Significance. If the central claims hold, HALO would provide a principled way to obtain reduced-order models for hybrid legged systems that preserve stability properties under lifting, addressing a key limitation of purely data-driven approaches. The explicit use of learned Poincaré maps combined with standard Lyapunov techniques in latent space, together with the decoder-based lift, is a clear strength; the experiments on both simple hopping and complex humanoid dynamics further support generality. This could meaningfully advance analysis and control of high-dimensional robotic systems beyond classical templates, provided the transfer of stability guarantees is rigorously validated.

minor comments (3)
  1. [Abstract] Abstract: the statement that experiments 'demonstrate retention of stability structure and predict full-order region-of-attraction boundaries' would be strengthened by explicit mention of quantitative metrics (e.g., RoA volume error, prediction accuracy), validation procedure for the decoder lift, and at least one baseline comparison even if these appear later in the manuscript.
  2. [Method] The description of the autoencoder architecture, latent dimension choice, and training procedure should include the specific hyperparameters and loss terms used, as these are listed among the free parameters and directly affect reproducibility of the learned map and RoA.
  3. [Experiments] Figure captions and axis labels in the results section would benefit from clearer indication of which quantities are in latent versus full-order space and how the lifted RoA boundaries are visualized.

Simulated Author's Rebuttal

0 responses · 0 unresolved

We thank the referee for their encouraging summary of HALO and for recognizing its potential to provide principled reduced-order models that preserve stability properties for hybrid legged systems. We appreciate the recommendation for minor revision. No specific major comments were raised in the report.

Circularity Check

0 steps flagged

No significant circularity detected

full rationale

The HALO framework learns a latent state via autoencoder and a latent Poincaré map directly from trajectory data, then performs standard Lyapunov analysis to obtain a region of attraction in latent coordinates before decoding back to full-order space. This pipeline is a conventional data-driven reduced-order modeling approach; the stability transfer is treated as an empirical property verified on hopping and humanoid examples rather than a definitional identity or fitted parameter renamed as prediction. No self-citation chains, uniqueness theorems imported from prior author work, or ansatzes smuggled via citation appear as load-bearing steps. The derivation chain remains independent of its inputs beyond the learned mapping from data.

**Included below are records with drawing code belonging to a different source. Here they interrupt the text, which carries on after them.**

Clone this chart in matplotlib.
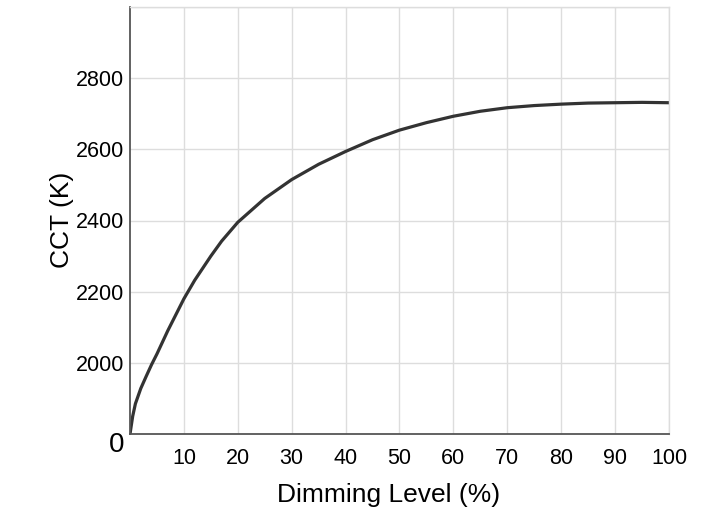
import numpy as np
import matplotlib
matplotlib.use('Agg')
import matplotlib.pyplot as plt
from matplotlib import font_manager

# Data
dimming = [0, 0.5, 1, 2, 3, 4, 5, 7, 10, 12, 15, 17, 20, 25, 30, 35, 40, 45, 50,
           55, 60, 65, 70, 75, 80, 85, 90, 95, 100]
cct = [1800, 1850, 1885, 1928, 1962, 1995, 2025, 2090, 2180, 2232, 2300, 2342,
       2395, 2462, 2515, 2558, 2594, 2627, 2654, 2675, 2693, 2707, 2717, 2723,
       2727, 2730, 2731, 2732, 2731]
x_ticks = [10, 20, 30, 40, 50, 60, 70, 80, 90, 100]
y_ticks = [2000, 2200, 2400, 2600, 2800, 3000]
y_ticklabels = ['2000', '2200', '2400', '2600', '2800', '']

names = {f.name for f in font_manager.fontManager.ttflist}
fam = ['Liberation Sans Narrow'] if 'Liberation Sans Narrow' in names else ['Liberation Sans']
plt.rcParams['font.family'] = fam + ['DejaVu Sans']

fig = plt.figure(figsize=(7.18, 5.15), dpi=100)
ax = fig.add_axes([130/718, 1 - 434/515, 539/718, 427/515])

ax.plot(dimming, cct, color='#333333', linewidth=2.3, solid_capstyle='round')

ax.set_xlim(0, 100)
ax.set_ylim(1800, 3000)
ax.set_xticks(x_ticks)
ax.set_yticks(y_ticks)
ax.set_yticklabels(y_ticklabels)
ax.tick_params(length=0, labelsize=15.5, colors='black')
ax.tick_params(axis='x', pad=10)
ax.tick_params(axis='y', pad=4)

ax.grid(color='#dddddd', linewidth=1.0)
ax.set_axisbelow(True)
for s in ['top', 'right']:
    ax.spines[s].set_color('#dddddd')
    ax.spines[s].set_linewidth(1.0)
for s in ['left', 'bottom']:
    ax.spines[s].set_color('#555555')
    ax.spines[s].set_linewidth(1.3)

fig.text(117/718, 1 - 445/515, '0', fontsize=20, ha='center', va='center')
fig.text(62/718, 1 - 220/515, 'CCT (K)', fontsize=19, rotation=90,
         ha='center', va='center')
fig.text(389/718, 1 - 495/515, 'Dimming Level (%)', fontsize=19,
         ha='center', va='center')

fig.savefig('out.png', dpi=100)
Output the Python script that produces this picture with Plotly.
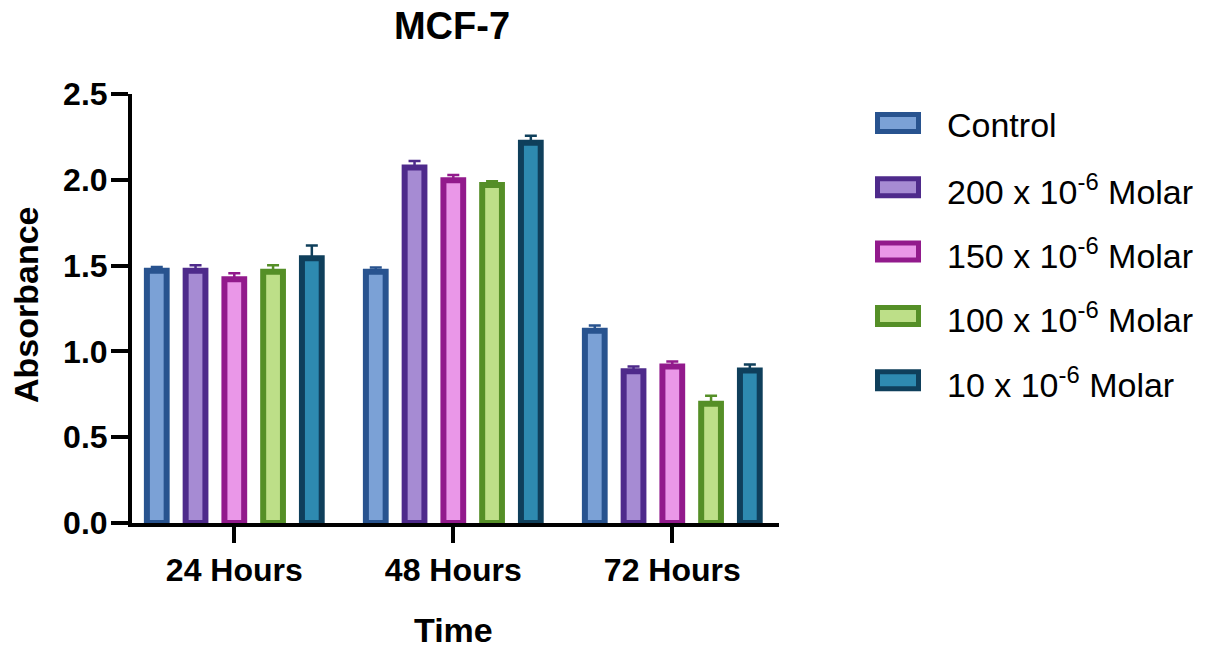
import plotly.graph_objects as go

# ---- data ----
times = ["24 Hours", "48 Hours", "72 Hours"]
series_names = ["Control", "200 x 10<sup>-6</sup> Molar", "150 x 10<sup>-6</sup> Molar",
                "100 x 10<sup>-6</sup> Molar", "10 x 10<sup>-6</sup> Molar"]
control = [1.470, 1.464, 1.121]
m200 = [1.470, 2.072, 0.885]
m150 = [1.421, 1.997, 0.912]
m100 = [1.464, 1.970, 0.695]
m10 = [1.543, 2.216, 0.889]
err_control = [0.022, 0.025, 0.030]
err_m200 = [0.032, 0.037, 0.027]
err_m150 = [0.035, 0.031, 0.029]
err_m100 = [0.038, 0.022, 0.047]
err_m10 = [0.074, 0.040, 0.035]
yticks = [0.0, 0.5, 1.0, 1.5, 2.0, 2.5]

values = [control, m200, m150, m100, m10]
errors = [err_control, err_m200, err_m150, err_m100, err_m10]
edge_colors = ["#28538F", "#4E2A8B", "#921A8C", "#558F27", "#0F3F5B"]
fill_colors = ["#7BA1D6", "#A68BD3", "#EA97E8", "#BDDF88", "#2E8AB0"]

# page body has an 8px margin; work in reference (window) pixels and convert
OFF = 8
W, H = 1228 - OFF, 649 - OFF
PL, PR, PT, PB = 132, 779, 94, 523          # plot area in window pixels
L, R, T, B = PL - OFF, W - (PR - OFF), PT - OFF, H - (PB - OFF)

FONT = "Arial, Liberation Sans, sans-serif"

fig = go.Figure()
for name, v, e, ec, fc in zip(series_names, values, errors, edge_colors, fill_colors):
    fig.add_trace(go.Bar(
        x=times, y=v, name=name,
        marker=dict(color=fc, line=dict(color=ec, width=6)),
        error_y=dict(type="data", array=e, arrayminus=[0] * len(e), symmetric=False,
                     color=ec, thickness=2.5, width=6),
        showlegend=False,
    ))

def px2paper_x(px):
    return (px - PL) / (PR - PL)

def px2paper_y(py):
    return (PB - py) / (PB - PT)

# custom legend
shapes = []
annotations = []
leg_y0 = 123
leg_dy = 64.3
for i, (name, ec, fc) in enumerate(zip(series_names, edge_colors, fill_colors)):
    cy = leg_y0 + i * leg_dy
    shapes.append(dict(type="rect", xref="paper", yref="paper",
                       x0=px2paper_x(877.5), x1=px2paper_x(918.5),
                       y0=px2paper_y(cy + 8.5), y1=px2paper_y(cy - 8.5),
                       fillcolor=fc, line=dict(color=ec, width=5)))
    annotations.append(dict(xref="paper", yref="paper", x=px2paper_x(945), y=px2paper_y(cy + 2),
                            xanchor="left", yanchor="middle", showarrow=False, text=name,
                            font=dict(family=FONT, size=34, color="black")))

# axis titles
annotations.append(dict(xref="paper", yref="paper", x=px2paper_x(26), y=px2paper_y(305),
                        xanchor="center", yanchor="middle", showarrow=False, text="Absorbance",
                        textangle=-90, font=dict(family=FONT, size=34, color="black", weight="bold")))
annotations.append(dict(xref="paper", yref="paper", x=px2paper_x(453), y=px2paper_y(630),
                        xanchor="center", yanchor="middle", showarrow=False, text="Time",
                        font=dict(family=FONT, size=34, color="black", weight="bold")))

fig.update_layout(
    width=W, height=H,
    margin=dict(l=L, r=R, t=T, b=B, pad=0),
    paper_bgcolor="white", plot_bgcolor="white",
    barmode="group", bargap=0.115, bargroupgap=0.49,
    title=dict(text="MCF-7", x=px2paper_x(452), xref="paper", xanchor="center",
               y=1 - (26 - OFF) / H, yref="container", yanchor="middle",
               font=dict(family=FONT, size=38, color="black", weight="bold")),
    shapes=shapes, annotations=annotations,
    xaxis=dict(range=[(PL - 234.3) / 219, (PR - 234.3) / 219], showgrid=False, zeroline=False,
               showline=True, linecolor="black", linewidth=4,
               ticks="outside", ticklen=16, tickwidth=4, tickcolor="black",
               tickfont=dict(family=FONT, size=32, color="black", weight="bold")),
    yaxis=dict(range=[0, 2.5], tickvals=yticks, tickformat=".1f", showgrid=False, zeroline=False,
               showline=True, linecolor="black", linewidth=4,
               ticks="outside", ticklen=17, tickwidth=4, tickcolor="black",
               ticklabelstandoff=-3,
               tickfont=dict(family=FONT, size=32, color="black", weight="bold")),
)

fig.write_html("out.html")
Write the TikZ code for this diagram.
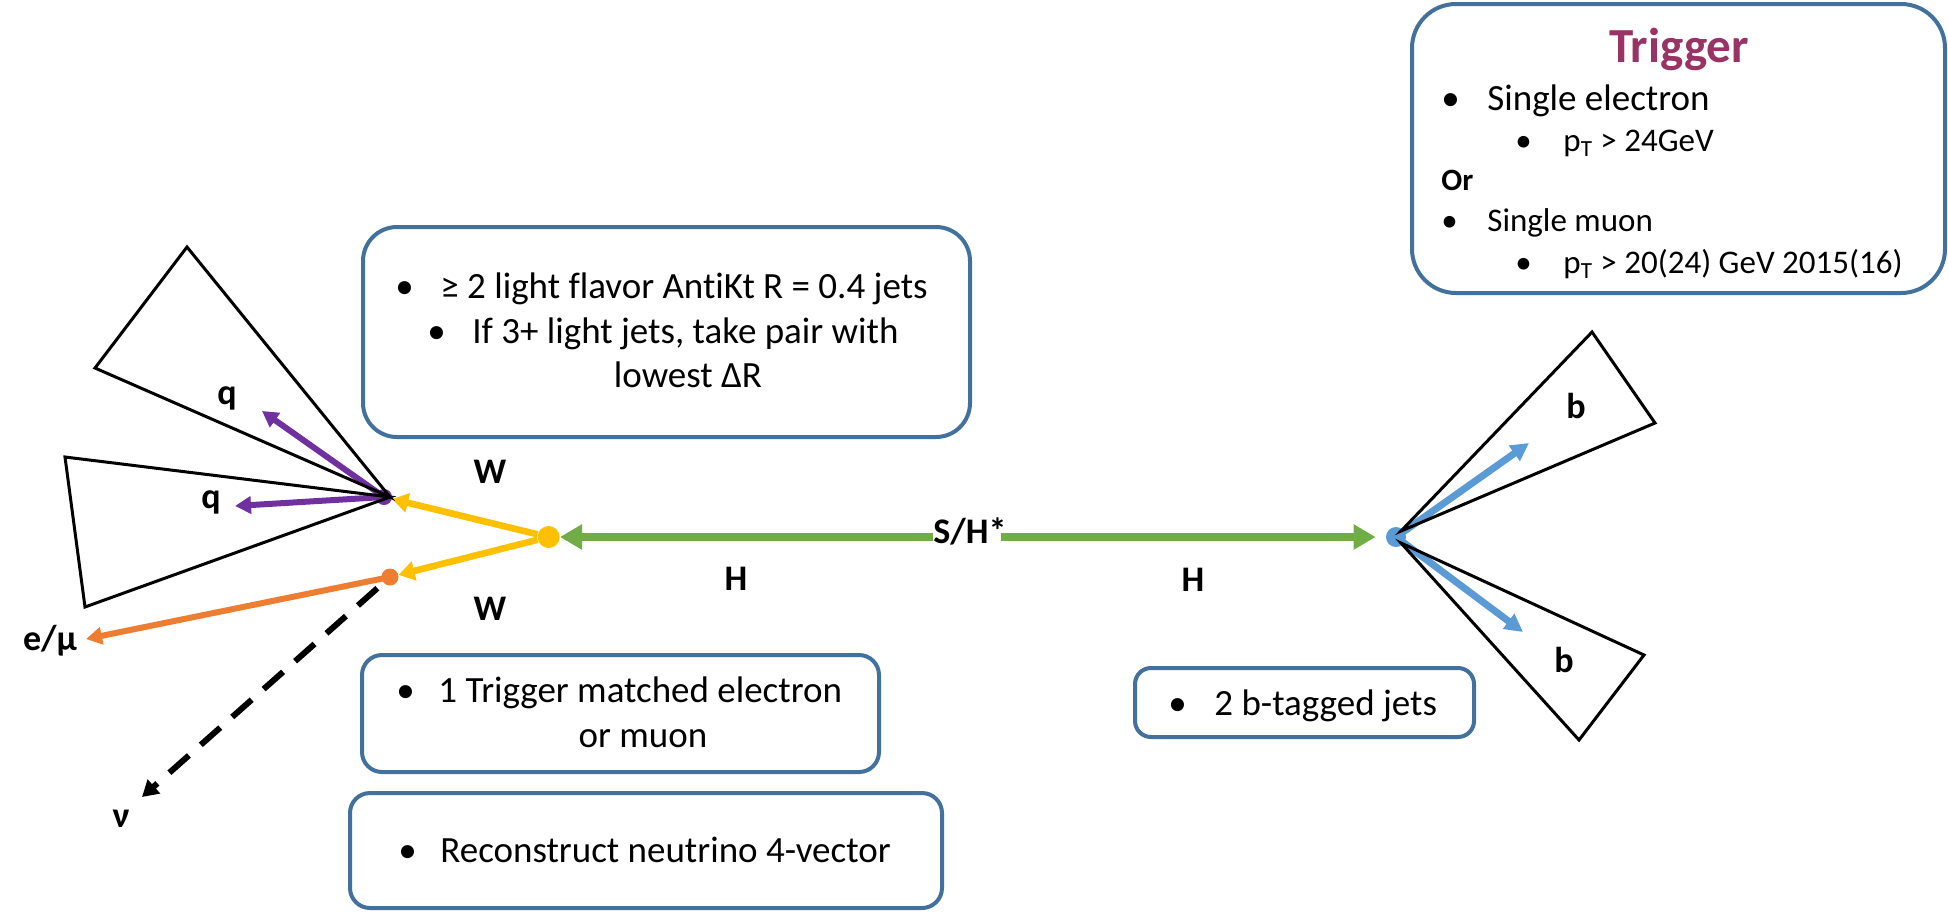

Axiom & Free-Parameter Ledger

2 free parameters · 2 axioms · 0 invented entities

The framework rests on standard dynamical-systems assumptions plus learned components whose fidelity is validated only by simulation; no new physical entities are postulated.

free parameters (2)
  • latent dimension
    Chosen to achieve dimensionality reduction while preserving dynamics; value not stated in abstract.
  • autoencoder architecture and training hyperparameters
    Network widths, depths, and optimization settings fitted to trajectory data.
axioms (2)
  • domain assumption A low-dimensional latent state exists that captures the essential periodic hybrid dynamics of the locomotion system.
    Invoked when the autoencoder is trained to produce a latent Poincaré map.
  • domain assumption Lyapunov analysis performed in latent space yields a region whose image under the decoder is meaningful for the full-order system.
    Central to the claim that stability properties transfer.